De plus l’itinérance et les rassemblements de communautés qui sont l’essence même de leur vie ne sont pas encore à l’ordre du jour.
« Nous traversons aujourd’hui une épreuve commune, qui met en lumière les inégalités et leurs conséquences concrètes. On peut espérer qu’elle marque aussi un tournant qui permette de repenser les solidarités et de remettre le bien commun au centre du jeu » dit Louis Maurin.
Il s’agit bien de repenser les solidarités et ne pas se tromper de combat comme on peut le lire dans ces propos d’un maire d’une commune de Seine-et-Marne qui, à la veille du déconfinement, publiait un communiqué intitulé « Vigilance gens du voyage » tentant de mobiliser largement pour ne pas les accueillir ! :
« J’en appelle à votre vigilance et à votre solidarité pour que dès que vous voyez une caravane circuler dans notre village pour contacter les services compétents » !

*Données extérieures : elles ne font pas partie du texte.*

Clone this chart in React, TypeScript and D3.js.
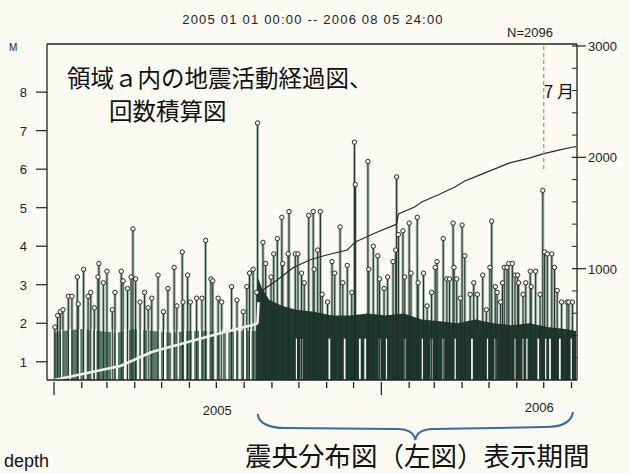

Ces propos (dont la formulation ne relève pas de la langue de Molière) sont malheureusement loin d’être uniques et résonnent encore plus douloureusement en cette période. Les gens du voyage se confrontent régulièrement à l’hostilité des collectivités et des élus locaux, qui tardent, ou parfois refusent, à mettre en place les structures d’accueils nécessaires, même en période de crise sanitaire. On peut là encore parler de double peine !
Alors, en toute fraternité, dans la confiance et l’espérance, restons vigilants et soyons bienveillants en n’oubliant personne dans la redistribution des cartes d’un monde plus solidaire !
*Louis Maurin est journaliste et directeur de l’Observatoire des inégalités.